Cité (restored entry originally posted April 3, 2014)

I am so excited to be writing my “C” post. I did some searching around and was going to write about County Cork, Ireland. That is because my last name is Costello and I am of Irish heritage on one side of my family. County Cork is cool and all, but I need to write about something I am even more interested in. Naturally, I drifted to Paris. Then I drifted to metro stops. Alas, I saw the Cité metro stop and decided I should write about where this stop is located and what I recommend around Cité  There will be many C’s involved in this post. Come along. Chop, chop!

The Cité stop is located on the larger of the two islands situated in the Seine in Paris. Île de la Cité is the proper name of the this island. When you visit the Cité, you can stand on Kilometre Zero, the geographical center of Paris. This is where distances from other cities are measured. 

–Kilometre Zero (in front of Notre-Dame de Paris)

Kilometre Zero is located in front of the cathedral of Notre-Dame de Paris. I don’t think I have missed a quick run through on every trip I have taken to Paris. It is especially nice to visit on a rainy day as I learned on my last trip. When I am inside Notre-Dame, I try to take a moment and stop and just listen. Usually you hear the slow shuffles of all the tourists making their way around. Sometimes a mass is in progress and you can hear the sounds of the priest and respondents. At certain times confession might be in progress. Once I went with a group to listen to a Christmas concert. I also had a small gold crucifix for a necklace that I bought at Notre-Dame until thieves absconded with it and all my jewelry. I know I have spent a franc or euro to get a commemorative coin from a machine with the imprint of the cathedral on the front.

Not far from Notre-Dame is La Sainte-Chapelle (The Holy Chapel) and the Palais de Justice. Sainte-Chapelle, built to house King Louis IX’s Christ relics, is famous for the beautiful stained glass windows that sparkle when the sun is shining bright. I also liked the lower chapel with its blue ceiling of stars—it’s a little more cozy.
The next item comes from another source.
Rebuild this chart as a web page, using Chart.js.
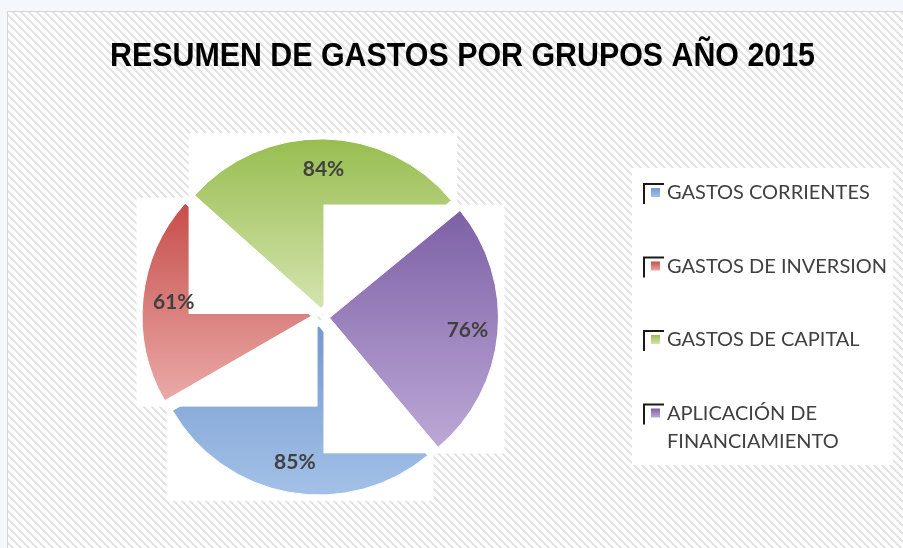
<!DOCTYPE html>
<html>
<head>
<meta charset="utf-8">
<script src="https://cdn.jsdelivr.net/npm/chart.js@4.4.1/dist/chart.umd.min.js"></script>
<style>
  html, body { margin: 0; padding: 0; background: #f4f8fc; }
  canvas { display: block; }
</style>
</head>
<body>
<canvas id="gastosChart" width="903" height="548"></canvas>
<script>
const chartTitle = 'RESUMEN DE GASTOS POR GRUPOS AÑO 2015';
const groups = ['GASTOS CORRIENTES', 'GASTOS DE INVERSION', 'GASTOS DE CAPITAL', 'APLICACIÓN DE FINANCIAMIENTO'];
const percents = [85, 61, 84, 76];
const topColors = ['#7599cf', '#c64e4b', '#98bd50', '#7d60a6'];
const bottomColors = ['#a3c1e7', '#eaaaa7', '#d4e4ae', '#bca8d6'];

// diagonal hatch used by the chart frame
function hatchPattern(ctx) {
  const c = document.createElement('canvas');
  c.width = 8; c.height = 8;
  const p = c.getContext('2d');
  p.fillStyle = '#ffffff';
  p.fillRect(0, 0, 8, 8);
  p.fillStyle = '#e4e4e4';
  for (let x = 0; x < 8; x++) {
    for (let y = 0; y < 8; y++) {
      if ((((x - y) % 8) + 8) % 8 < 3) p.fillRect(x, y, 1, 1);
    }
  }
  return ctx.createPattern(c, 'repeat');
}

// box around an (exploded) slice, like the white boxes Excel left behind
function arcBox(arc) {
  const shift = (arc.options.offset || 0) / 4;
  const mid = (arc.startAngle + arc.endAngle) / 2;
  const cx = arc.x + Math.cos(mid) * shift;
  const cy = arc.y + Math.sin(mid) * shift;
  const angles = [arc.startAngle, arc.endAngle];
  for (let k = Math.ceil(arc.startAngle / (Math.PI / 2)); k * Math.PI / 2 < arc.endAngle; k++) {
    angles.push(k * Math.PI / 2);
  }
  const xs = [cx], ys = [cy];
  angles.forEach(a => {
    xs.push(cx + Math.cos(a) * arc.outerRadius);
    ys.push(cy + Math.sin(a) * arc.outerRadius);
  });
  return {
    left: Math.min(...xs), right: Math.max(...xs),
    top: Math.min(...ys), bottom: Math.max(...ys),
    dx: cx - arc.x, dy: cy - arc.y
  };
}

const baseArcDraw = Chart.ArcElement.prototype.draw;
Chart.ArcElement.prototype.draw = function (ctx) {
  const b = arcBox(this);
  const pad = 6;
  ctx.save();
  ctx.fillStyle = '#ffffff';
  ctx.fillRect(b.left - pad, b.top - pad, b.right - b.left + pad * 2, b.bottom - b.top + pad * 2);
  ctx.restore();
  const i = this.$context ? this.$context.dataIndex : 0;
  const grad = ctx.createLinearGradient(0, b.top - b.dy, 0, b.bottom - b.dy);
  grad.addColorStop(0, topColors[i]);
  grad.addColorStop(1, bottomColors[i]);
  const view = Object.create(this);
  view.options = Object.assign({}, this.options, { backgroundColor: grad });
  baseArcDraw.call(view, ctx);
};

const framePlugin = {
  id: 'frame',
  beforeDraw(chart) {
    const ctx = chart.ctx;
    ctx.save();
    ctx.fillStyle = '#f4f8fc';
    ctx.fillRect(0, 0, chart.width, chart.height);
    ctx.fillStyle = hatchPattern(ctx);
    ctx.fillRect(8, 12, chart.width - 8, chart.height - 12);
    ctx.strokeStyle = '#d6d6d6';
    ctx.lineWidth = 1;
    ctx.strokeRect(7.5, 11.5, chart.width, chart.height);

    // title, squeezed like a narrow face
    ctx.font = 'bold 34px "Liberation Sans Narrow", "Liberation Sans", Arial, sans-serif';
    ctx.fillStyle = '#000000';
    ctx.textBaseline = 'alphabetic';
    const w = ctx.measureText(chartTitle).width;
    const target = 705;
    ctx.translate(462.5, 66);
    ctx.scale(target / w, 1);
    ctx.textAlign = 'center';
    ctx.fillText(chartTitle, 0, 0);
    ctx.restore();
  }
};

const labelsPlugin = {
  id: 'sliceLabels',
  afterDatasetsDraw(chart) {
    const ctx = chart.ctx;
    const meta = chart.getDatasetMeta(0);
    ctx.save();
    ctx.font = 'bold 21px Lato, "Open Sans", sans-serif';
    ctx.fillStyle = '#404040';
    ctx.textAlign = 'center';
    ctx.textBaseline = 'middle';
    meta.data.forEach((arc, i) => {
      const mid = (arc.startAngle + arc.endAngle) / 2;
      const d = (arc.options.offset || 0) / 4 + arc.outerRadius * 0.82;
      ctx.fillText(percents[i] + '%', arc.x + Math.cos(mid) * d, arc.y + Math.sin(mid) * d);
    });
    ctx.restore();
  }
};

const legendPlugin = {
  id: 'sideLegend',
  afterDraw(chart) {
    const ctx = chart.ctx;
    ctx.save();
    ctx.fillStyle = '#ffffff';
    ctx.fillRect(632, 168, 261, 297);
    ctx.font = '20px Lato, "Open Sans", sans-serif';
    ctx.textBaseline = 'middle';
    ctx.textAlign = 'left';
    let y = 193;
    groups.forEach((g, i) => {
      // wrap long names on two lines
      const words = g.split(' ');
      const lines = [];
      let line = '';
      words.forEach(wd => {
        const t = line ? line + ' ' + wd : wd;
        if (ctx.measureText(t).width > 226 && line) { lines.push(line); line = wd; }
        else line = t;
      });
      lines.push(line);

      ctx.strokeStyle = '#1a1a1a';
      ctx.lineWidth = 2;
      ctx.beginPath();
      ctx.moveTo(644, y + 11);
      ctx.lineTo(644, y - 9);
      ctx.lineTo(664, y - 9);
      ctx.stroke();
      const g2 = ctx.createLinearGradient(0, y - 5, 0, y + 4);
      g2.addColorStop(0, topColors[i]);
      g2.addColorStop(1, bottomColors[i]);
      ctx.fillStyle = g2;
      ctx.fillRect(651, y - 5, 9, 9);

      ctx.fillStyle = '#404040';
      lines.forEach((ln, k) => ctx.fillText(ln, 667, y + k * 28));
      y += 73.5;
    });
    ctx.restore();
  }
};

new Chart(document.getElementById('gastosChart').getContext('2d'), {
  type: 'pie',
  data: {
    labels: groups,
    datasets: [{
      data: percents,
      backgroundColor: topColors,
      borderColor: '#ffffff',
      borderWidth: 1,
      offset: 36
    }]
  },
  options: {
    responsive: false,
    animation: false,
    rotation: 140,
    radius: 169,
    layout: { padding: { left: 133, right: 395, top: 130, bottom: 44 } },
    plugins: {
      legend: { display: false },
      title: { display: false },
      tooltip: { enabled: false }
    }
  },
  plugins: [framePlugin, labelsPlugin, legendPlugin]
});
</script>
</body>
</html>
–upper chapel of Sainte-Chapelle

–lower chapel of Sainte-Chapelle

The Palais de Justice has some beautiful golden gates in the front. This building was a palace for the aforementioned Louis, and now is where justice is dispensed. Gendarmes abound this area not far from Notre-Dame and adjoining Sainte-Chapelle.

–Palais de Justice

One last important building to mention is that of Hôtel-Dieu or Hostel of God. This building dates from 660 A.D. and is still a working hospital with an emergency room. It was founded by St. Landry. You can read about the interesting history of this by clicking HERE.

Hôtel-Dieu

Thanks for reading my “C” post and hopefully you learned a bit more about Paris and metro Cité. This station is still decorated in that wonderful art deco style:

–metro Cité

  2 comments for “Cité (restored entry originally posted April 3, 2014)

  1. Anonymous
    April 6, 2014 at 8:18 PM

    I have been browsing your blog and came across a comment a couple of years ago on how much you like the Sharpe series on television and Bernard Cornwells books. One of the reason Bernard Corwell most likely chose the 95 rifles is that there are so many books written by ordinary soldiers and NCOs and officers of the 95 rifles that it gives him a good background to work from. You might not know however that one of the best of these books in by an Edward Costello and some of his adventures make Sharpe pale in comparison He also fought during the Waterloo campaign and served as an Mercenary officer during the Carlist Wars in Spain in the 1830s and finally ended up as a warder in the Tower of London here is a link to the book

    https://archive.org/stream/adventuresasold01costgoog#page/n8/mode/2up

    by the way there is also a photo of him would you believe on this Blog

    https://wiki.leeds.ac.uk/index.php

    /The_Manichean_General:_Robert_Craufurd%27s_Peninsular_Reputation

    One of his officers who Costello knew well wrote one of the most funny books of the peninsular war and you can cross check many of the incidents in both books please enjoy

    http://www.gutenberg.org/files/28981/28981-h/28981-h.htm

    We mustn’t forget the inimitable Sir Harry Smith also one of Costello’s officers but I will let you find out about that Gentleman you will not be disappointed

    Regards

    Yorkshire miner

  2. April 7, 2014 at 1:29 PM

    Dear Yorkshire Miner,

    Thank you so much for all the information and your comments!! I really appreciate your taking your time to share.

    I am familiar with Rifleman Costello. I even have his book, but alas, have not read it yet. I had no idea that he later became a warder!! Those pics of the men were fascinating. I will definitely research Harry Smith.

    Thanks again, YM!! You can see all my Sharpe posts and my interview with the actor who played Rifleman Harris if you just go to the upper left of the blog and search for Sharpe.